FAYETTEVILLE -- Government no longer responds to voters but to well-funded, dogmatic interests, former U.S. Sen. Mark Pryor told an audience of more than 100 people at a lunch meeting Friday.

"People are frustrated with government because they feel nobody in it listens to them," said Pryor, a Democrat who lost his re-election bid in 2014. "Guess what? Nobody is listening to them."

President Donald Trump tapped into that frustration, Pryor said. Whatever people think of his politics, Trump addressed a hunger in many voters to be relevant and heard again, Pryor told those attending the Political Animals Club of Northwest Arkansas in Fayetteville.

"All over this country, there are small towns with plants that have closed down and jobs that have been lost," Pryor said. There are real problems to be addressed, he said.

"But if a member of Congress tries to address those problems and deviates from the party line in any way, you face a very strong risk of having an opponent in the next party primary who is better funded than you are."

Pryor, 54, a former state legislator, was Arkansas attorney general from 1999 to 2002. He was elected to the U.S. Senate in 2002, serving two terms, from 2003 to 2015. Republican Tom Cotton defeated Pryor, who is now a partner at Washington-based law firm, Venable LLP.

"The system we have is very corrupt," Pryor said, adding that it is not corrupt in the traditional sense of crooked politicians stealing from the public, but because campaign financing bars most voters from having any meaningful say.

Pryor recalled he was in the U.S. Senate when the Supreme Court ruled in 2010 in the Citizens United v. Federal Election Commission case, which dealt with the regulation of campaign spending by organizations.

That ruling "allowed unlimited, secret money to be spent in campaigns," he said. "Campaign money should never be unlimited or secret."

Only the Supreme Court can fix the situation, the former senator said. Campaign finance cases go before the court regularly, giving it renewed chances to review and reconsider its decision, he said.

Pryor mentioned by name one exception to the rule of congressmen being cowed from representing their districts or states: Rep. Steve Womack of Rogers, a Republican who represents Northwest Arkansas' 3rd District.

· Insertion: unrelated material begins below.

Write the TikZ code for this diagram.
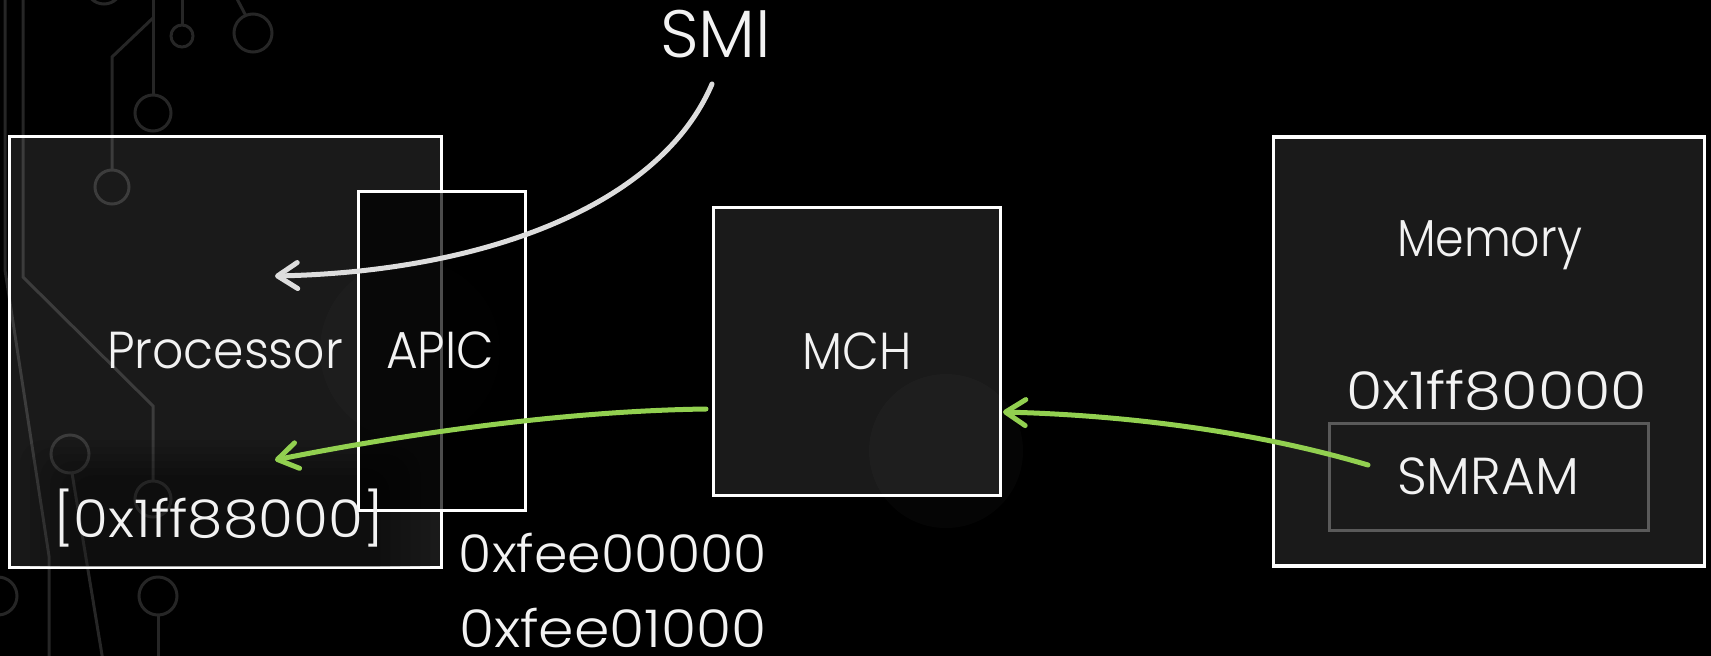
\documentclass[tikz,border=0pt]{standalone}
\usepackage{fontspec}
\IfFontExistsTF{Poppins Light}{\setmainfont{Poppins Light}}{\setmainfont{Poppins}}
\usetikzlibrary{arrows.meta}
\definecolor{trace}{HTML}{262626}
\definecolor{grn}{HTML}{92D050}
\definecolor{smiarrow}{HTML}{DDDDDD}
\definecolor{txt}{HTML}{F2F2F2}
\definecolor{smramline}{HTML}{5A5A5A}
\newcommand{\fitw}[2]{\resizebox{#1}{\height}{#2}}
\tikzset{
  unitbox/.style={draw=white, line width=3.5pt, fill=white, fill opacity=0.1, inner sep=0pt},
  apicbox/.style={draw=white, line width=3.5pt, fill=black, fill opacity=0.7, inner sep=0pt},
  smrambox/.style={draw=smramline, line width=3pt, inner sep=0pt},
  lbl/.style={text=txt, inner sep=0pt, anchor=base, font=\fontsize{52}{60}\selectfont},
  biglbl/.style={lbl, font=\fontsize{67}{75}\selectfont},
  trc/.style={draw=trace, line width=3pt},
  arr/.style={line width=5pt, line cap=round, -{Straight Barb[length=20pt,width=26pt,round]}},
}
\begin{document}
\begin{tikzpicture}[x=1pt,y=-1pt]
\useasboundingbox (0,0) rectangle (1711,656);
\fill[black] (0,0) rectangle (1711,656);
% circuit traces (background)
\draw[trc] (5,-5) -- (5,270) -- (49,556) -- (49,661);
\draw[trc] (23,-5) -- (23,277) -- (153,406) -- (153,481);
\draw[trc] (153,499) circle[radius=18pt];
\draw[trc] (153,-5) -- (153,95);
\draw[trc] (153,113) circle[radius=18pt];
\draw[trc] (153,18) -- (112,57) -- (112,170);
\draw[trc] (112,187) circle[radius=17pt];
\draw[trc] (182,-5) -- (182,25);
\draw[trc] (182,36) circle[radius=11pt];
\draw[trc] (235,-5) -- (246,16);
\draw[trc] (253,33) circle[radius=19pt];
\draw[trc] (104,-14) circle[radius=18pt];
\draw[trc] (70,454) circle[radius=19pt];
\draw[trc] (72,473) -- (103,661);
\draw[trc] (158,596) circle[radius=19pt];
\draw[trc] (158,615) -- (158,661);
\draw[trc] (-2,596) circle[radius=19pt];
% boxes
\node[unitbox, minimum width=432pt, minimum height=431pt] (proc) at (225.5,352) {};
\begin{scope}
  \clip (11,138) rectangle (440,566);
  \foreach \i in {0,...,5}
    \fill[black, opacity=0.07, rounded corners=25pt] (20+10*\i,440+7*\i) rectangle (430-10*\i,600);
\end{scope}
\fill[white, opacity=0.015] (410,350) circle[radius=90pt];
\node[apicbox, minimum width=167pt, minimum height=319pt] (apic) at (442,351) {};
\node[unitbox, minimum width=287pt, minimum height=288pt] (mch) at (857,351.5) {};
\fill[white, opacity=0.02] (946,451) circle[radius=77pt];
\node[unitbox, minimum width=431pt, minimum height=429pt] (mem) at (1489,351.5) {};
\node[smrambox, minimum width=319pt, minimum height=107pt] (smram) at (1489,477) {};
% labels
\node[biglbl] (smi) at (715.5,57) {\fitw{111pt}{SMI}};
\node[lbl] (proclbl) at (225,368) {\fitw{236pt}{Processor}};
\node[lbl] (apiclbl) at (440,368) {\fitw{108pt}{APIC}};
\node[lbl] (addr1) at (218.5,537) {\fitw{331pt}{[0x1ff88000]}};
\node[lbl] (fee0) at (613,572) {\fitw{308pt}{0xfee00000}};
\node[lbl] (fee1) at (613,647) {\fitw{308pt}{0xfee01000}};
\node[lbl] (mchlbl) at (857,369) {\fitw{109pt}{MCH}};
\node[lbl] (memlbl) at (1489.5,256) {\fitw{185pt}{Memory}};
\node[lbl] (smaddr) at (1496.5,409) {\fitw{301pt}{0x1ff80000}};
\node[lbl] (smramlbl) at (1488,494) {\fitw{182pt}{SMRAM}};
% connectors
\coordinate (smis) at (712,84);
\coordinate (smie) at (275,276);
\coordinate (g1s) at (706,409);
\coordinate (g1e) at (275,460);
\coordinate (g2s) at (1368,465);
\coordinate (g2e) at (1003,412);
\draw[arr, draw=smiarrow] (smis) .. controls (658,210) and (475,272) .. (smie);
\draw[arr, draw=grn] (g1s) .. controls (560,411) and (400,435) .. (g1e);
\draw[arr, draw=grn] (g2s) .. controls (1250,430) and (1120,415) .. (g2e);
\end{tikzpicture}
\end{document}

"I have known Steve since he was the mayor of Rogers, and he is really in touch with the values of his district," Pryor said. "If Steve ever decides not to run for the House again, that's a bad sign."

Hoyt Purvis, who served as foreign and defense policy adviser to Sen. Robert Byrd, D-W.Va., before leaving Washington in 1982, was in the audience Friday. He said Pryor had the right idea.

Both parties need to "find a way back to the middle, but it is going to be tough. It is a long, long way for either of them," said Purvis, a professor emeritus of journalism at the University of Arkansas, Fayetteville.

The Democratic Party is out of power, which means it is much more likely to at least consider taking the necessary steps to appeal to more voters, Pryor said.

The Democrats should give their candidates more leeway to veer from a straight party line so they can represent the interests of their districts or states, he said.

"Liberals need to give everyone some elbow room," he said.